Friday, January 8, 2010

Security Done Wrong

If you know much at all about computer security, and more specifically authentication and passwords, you know that the problem is immensely difficult. You have to deal with the play between impossible-to-remember strong passwords and easily-remembered-but-easily-cracked user created ones. It is not an easy problem to solve and it seems no traction has been made on this in recent years.

I did come across a case where someone has taken security to a ridiculous extreme. I was trying to order some transcripts from the University of Louisville and I haven't been a student there since 2002. At first it didn't seem so bad: I was able to drudge up my student ID number to get my username and then got my password reset. Great, that was easy, now just login and request a transcript... Nope. I have to have a PIN to login to the registration system, not my regular password that is used for everything else. No recovery option available either. Ugh. Grabbed the phone and called the registrar to get it straightened out. The man was very friendly, took my student ID and some authentication information. Good, sounds like he can help.

"Now the PIN is a 6-digit number that you made up when you became a student. If you were going to make a 6-digit number what would it be?"

My mind went blank. Ummmm?! "Maybe it was my birthday?"

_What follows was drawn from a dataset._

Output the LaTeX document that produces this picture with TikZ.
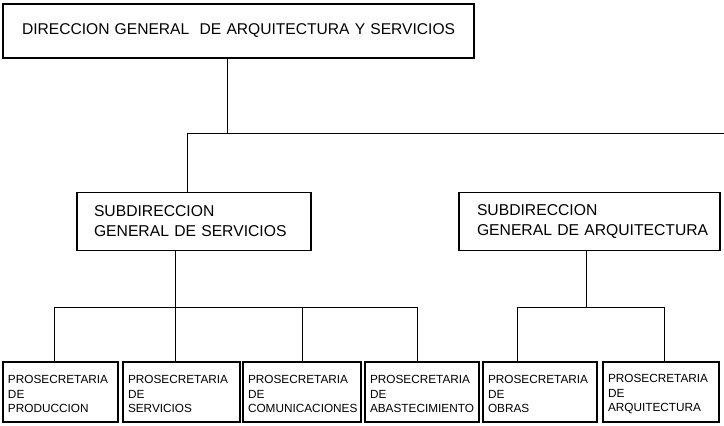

"No sir, that is a date." This is when I knew I was in trouble. I tried the 6-digit form of my birthday and no dice.

"I really have no idea what it would be."

"Well then you will have to mail in the transcript request form."

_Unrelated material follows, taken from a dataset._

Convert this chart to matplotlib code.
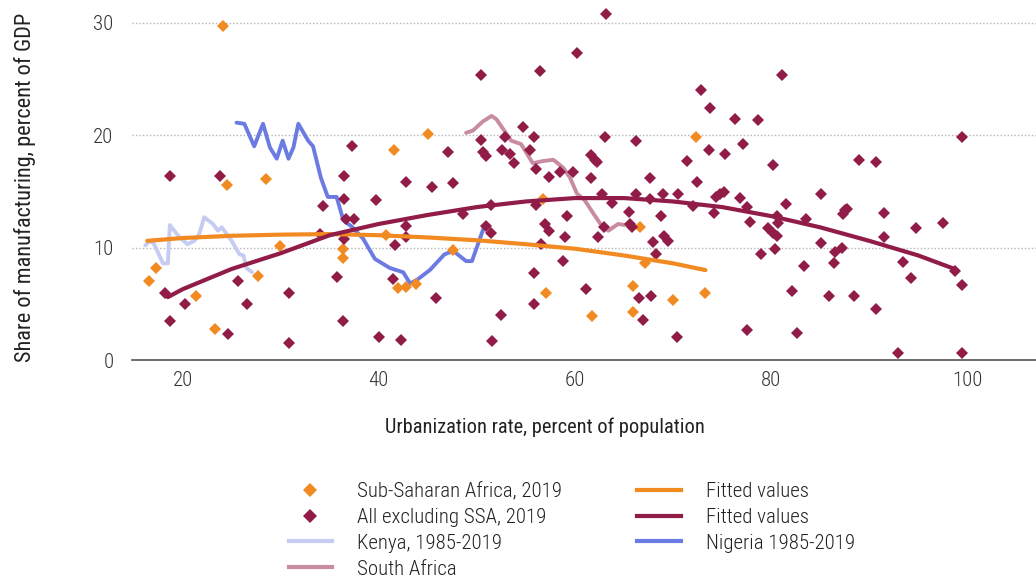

"There's no way of retrieving or resetting it?!"

"No sir it was set by you and we cannot do anything to it."

What a terrible system. If you are a student using the system every semester to register and such (assuming registration uses the PIN) this would be fine. But is it a realistic expectation that I will remember a number I made up 8(!) years ago from a totally different place in my life?

"Sorry Mr. President we can't launch the Earth saving device until we get your identity authentication passphrase! You set it 45 years ago when you turned 18 and it's impossible to recover. Now what is it before humanity is destroyed?"